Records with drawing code
=====

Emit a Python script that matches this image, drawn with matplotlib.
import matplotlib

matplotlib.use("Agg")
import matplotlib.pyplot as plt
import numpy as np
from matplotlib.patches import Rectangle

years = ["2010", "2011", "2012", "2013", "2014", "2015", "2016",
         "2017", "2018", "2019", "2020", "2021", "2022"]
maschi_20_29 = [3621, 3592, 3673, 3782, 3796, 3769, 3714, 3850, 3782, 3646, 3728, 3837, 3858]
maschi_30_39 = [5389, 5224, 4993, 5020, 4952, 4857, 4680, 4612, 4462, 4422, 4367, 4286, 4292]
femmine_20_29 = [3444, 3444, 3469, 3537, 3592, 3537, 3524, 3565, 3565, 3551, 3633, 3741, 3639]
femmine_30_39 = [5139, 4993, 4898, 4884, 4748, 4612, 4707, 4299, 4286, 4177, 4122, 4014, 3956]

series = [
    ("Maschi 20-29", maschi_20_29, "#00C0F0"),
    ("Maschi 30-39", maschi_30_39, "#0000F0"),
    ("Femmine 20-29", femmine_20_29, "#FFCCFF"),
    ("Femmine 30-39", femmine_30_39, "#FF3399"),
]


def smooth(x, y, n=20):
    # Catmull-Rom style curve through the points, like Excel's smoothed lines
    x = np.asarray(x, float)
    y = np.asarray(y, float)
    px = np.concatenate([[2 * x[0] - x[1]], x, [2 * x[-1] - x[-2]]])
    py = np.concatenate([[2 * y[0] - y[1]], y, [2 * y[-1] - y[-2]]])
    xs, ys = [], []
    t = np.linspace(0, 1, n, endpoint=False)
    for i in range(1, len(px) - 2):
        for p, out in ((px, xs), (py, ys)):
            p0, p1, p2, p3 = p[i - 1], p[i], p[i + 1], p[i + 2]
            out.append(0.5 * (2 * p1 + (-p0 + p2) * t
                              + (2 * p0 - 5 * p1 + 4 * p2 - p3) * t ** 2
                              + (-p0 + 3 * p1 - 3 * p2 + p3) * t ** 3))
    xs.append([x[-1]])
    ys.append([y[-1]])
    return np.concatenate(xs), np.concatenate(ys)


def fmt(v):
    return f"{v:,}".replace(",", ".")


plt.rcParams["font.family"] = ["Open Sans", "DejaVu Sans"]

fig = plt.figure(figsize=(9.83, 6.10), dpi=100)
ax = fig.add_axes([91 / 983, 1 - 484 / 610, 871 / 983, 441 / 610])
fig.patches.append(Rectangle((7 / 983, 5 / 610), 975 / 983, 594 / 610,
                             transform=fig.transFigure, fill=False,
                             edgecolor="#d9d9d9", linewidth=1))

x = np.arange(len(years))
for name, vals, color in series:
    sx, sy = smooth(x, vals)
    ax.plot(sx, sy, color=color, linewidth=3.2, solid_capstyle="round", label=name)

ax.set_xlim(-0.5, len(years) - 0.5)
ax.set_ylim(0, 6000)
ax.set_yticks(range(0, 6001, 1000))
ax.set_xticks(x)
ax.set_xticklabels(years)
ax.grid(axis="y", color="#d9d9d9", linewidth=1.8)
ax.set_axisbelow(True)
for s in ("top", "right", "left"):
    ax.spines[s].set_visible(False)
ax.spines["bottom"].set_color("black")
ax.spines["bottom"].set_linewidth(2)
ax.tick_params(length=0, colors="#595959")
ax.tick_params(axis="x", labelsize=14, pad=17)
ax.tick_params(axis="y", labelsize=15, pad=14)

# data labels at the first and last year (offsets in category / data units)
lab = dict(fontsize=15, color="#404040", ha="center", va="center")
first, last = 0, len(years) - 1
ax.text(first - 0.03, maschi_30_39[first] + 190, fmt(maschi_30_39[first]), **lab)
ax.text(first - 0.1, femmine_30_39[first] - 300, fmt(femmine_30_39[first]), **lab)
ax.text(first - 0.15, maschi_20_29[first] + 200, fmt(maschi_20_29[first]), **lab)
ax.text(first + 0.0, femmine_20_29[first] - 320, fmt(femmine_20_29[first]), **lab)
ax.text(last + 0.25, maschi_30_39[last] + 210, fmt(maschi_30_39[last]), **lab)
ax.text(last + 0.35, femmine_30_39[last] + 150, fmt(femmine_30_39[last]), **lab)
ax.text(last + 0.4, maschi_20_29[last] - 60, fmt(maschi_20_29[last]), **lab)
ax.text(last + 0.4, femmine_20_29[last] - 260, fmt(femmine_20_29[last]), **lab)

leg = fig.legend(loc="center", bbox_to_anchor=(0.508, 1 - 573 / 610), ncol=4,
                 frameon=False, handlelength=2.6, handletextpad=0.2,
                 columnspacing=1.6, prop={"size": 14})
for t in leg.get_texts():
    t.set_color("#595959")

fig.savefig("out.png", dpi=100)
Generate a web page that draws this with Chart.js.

=====

Task instructions: Retype the whole listing above exactly.

Written solution:
Emit a Python script that matches this image, drawn with matplotlib.
import matplotlib

matplotlib.use("Agg")
import matplotlib.pyplot as plt
import numpy as np
from matplotlib.patches import Rectangle

years = ["2010", "2011", "2012", "2013", "2014", "2015", "2016",
         "2017", "2018", "2019", "2020", "2021", "2022"]
maschi_20_29 = [3621, 3592, 3673, 3782, 3796, 3769, 3714, 3850, 3782, 3646, 3728, 3837, 3858]
maschi_30_39 = [5389, 5224, 4993, 5020, 4952, 4857, 4680, 4612, 4462, 4422, 4367, 4286, 4292]
femmine_20_29 = [3444, 3444, 3469, 3537, 3592, 3537, 3524, 3565, 3565, 3551, 3633, 3741, 3639]
femmine_30_39 = [5139, 4993, 4898, 4884, 4748, 4612, 4707, 4299, 4286, 4177, 4122, 4014, 3956]

series = [
    ("Maschi 20-29", maschi_20_29, "#00C0F0"),
    ("Maschi 30-39", maschi_30_39, "#0000F0"),
    ("Femmine 20-29", femmine_20_29, "#FFCCFF"),
    ("Femmine 30-39", femmine_30_39, "#FF3399"),
]


def smooth(x, y, n=20):
    # Catmull-Rom style curve through the points, like Excel's smoothed lines
    x = np.asarray(x, float)
    y = np.asarray(y, float)
    px = np.concatenate([[2 * x[0] - x[1]], x, [2 * x[-1] - x[-2]]])
    py = np.concatenate([[2 * y[0] - y[1]], y, [2 * y[-1] - y[-2]]])
    xs, ys = [], []
    t = np.linspace(0, 1, n, endpoint=False)
    for i in range(1, len(px) - 2):
        for p, out in ((px, xs), (py, ys)):
            p0, p1, p2, p3 = p[i - 1], p[i], p[i + 1], p[i + 2]
            out.append(0.5 * (2 * p1 + (-p0 + p2) * t
                              + (2 * p0 - 5 * p1 + 4 * p2 - p3) * t ** 2
                              + (-p0 + 3 * p1 - 3 * p2 + p3) * t ** 3))
    xs.append([x[-1]])
    ys.append([y[-1]])
    return np.concatenate(xs), np.concatenate(ys)


def fmt(v):
    return f"{v:,}".replace(",", ".")


plt.rcParams["font.family"] = ["Open Sans", "DejaVu Sans"]

fig = plt.figure(figsize=(9.83, 6.10), dpi=100)
ax = fig.add_axes([91 / 983, 1 - 484 / 610, 871 / 983, 441 / 610])
fig.patches.append(Rectangle((7 / 983, 5 / 610), 975 / 983, 594 / 610,
                             transform=fig.transFigure, fill=False,
                             edgecolor="#d9d9d9", linewidth=1))

x = np.arange(len(years))
for name, vals, color in series:
    sx, sy = smooth(x, vals)
    ax.plot(sx, sy, color=color, linewidth=3.2, solid_capstyle="round", label=name)

ax.set_xlim(-0.5, len(years) - 0.5)
ax.set_ylim(0, 6000)
ax.set_yticks(range(0, 6001, 1000))
ax.set_xticks(x)
ax.set_xticklabels(years)
ax.grid(axis="y", color="#d9d9d9", linewidth=1.8)
ax.set_axisbelow(True)
for s in ("top", "right", "left"):
    ax.spines[s].set_visible(False)
ax.spines["bottom"].set_color("black")
ax.spines["bottom"].set_linewidth(2)
ax.tick_params(length=0, colors="#595959")
ax.tick_params(axis="x", labelsize=14, pad=17)
ax.tick_params(axis="y", labelsize=15, pad=14)

# data labels at the first and last year (offsets in category / data units)
lab = dict(fontsize=15, color="#404040", ha="center", va="center")
first, last = 0, len(years) - 1
ax.text(first - 0.03, maschi_30_39[first] + 190, fmt(maschi_30_39[first]), **lab)
ax.text(first - 0.1, femmine_30_39[first] - 300, fmt(femmine_30_39[first]), **lab)
ax.text(first - 0.15, maschi_20_29[first] + 200, fmt(maschi_20_29[first]), **lab)
ax.text(first + 0.0, femmine_20_29[first] - 320, fmt(femmine_20_29[first]), **lab)
ax.text(last + 0.25, maschi_30_39[last] + 210, fmt(maschi_30_39[last]), **lab)
ax.text(last + 0.35, femmine_30_39[last] + 150, fmt(femmine_30_39[last]), **lab)
ax.text(last + 0.4, maschi_20_29[last] - 60, fmt(maschi_20_29[last]), **lab)
ax.text(last + 0.4, femmine_20_29[last] - 260, fmt(femmine_20_29[last]), **lab)

leg = fig.legend(loc="center", bbox_to_anchor=(0.508, 1 - 573 / 610), ncol=4,
                 frameon=False, handlelength=2.6, handletextpad=0.2,
                 columnspacing=1.6, prop={"size": 14})
for t in leg.get_texts():
    t.set_color("#595959")

fig.savefig("out.png", dpi=100)
Generate a web page that draws this with Chart.js.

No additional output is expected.